I saw this approximation posted in a different thread
Convergence of the series $\sum_{n=1}^{\infty}((1/n)-\sin(1/n))$..?.
I am very curious as to how one would come up with this approximation. My intuition tells me it has something to do with power series, but I cannot find a way to show this. I would like to learn more about how to get this result so I can apply it to the other trigonometric functions.
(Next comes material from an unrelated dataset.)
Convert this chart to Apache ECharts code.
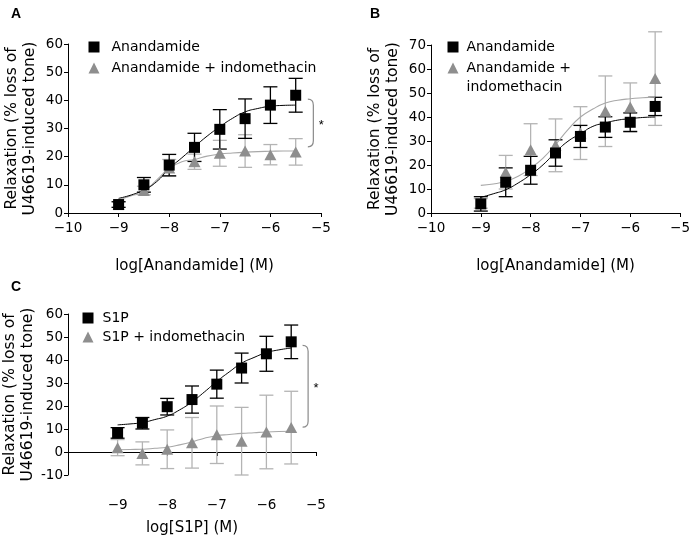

By Taylor series, you know that $$\sin(x) = \sum_{n=0}^m (-1)^{n}\frac{x^{2n+1}}{(2n+1)!} +\mathtt o(x^{2m+2})$$ as $x \to 0$. The notation $\mathtt o(x^{2m+2})$ means that there exists a function $q$ that is infinitesimal as $x \to 0$ such that $$\sin(x) = S_m(x) + x^{2m+2}q(x), $$ where $S_m(x)$ is the $(2m+1)$-th (and $(2m+2)$-th) Taylor polynomial of $\sin$, which we wrote in the first equation. The sequence $1/n$ converges to $0$, so this is the expansion you are interested in; we get, for $m = 1$, $$\sin\left(\frac 1 n \right) = \frac 1 n - \frac{1}{3! n^3} + \mathtt o\left(\frac 1 {n^4}\right)$$ so $$\frac 1 n - \sin\left(\frac 1 n \right) = \frac{1}{3! n^3} + \mathtt o\left(\frac 1 {n^4}\right), $$ as we wanted.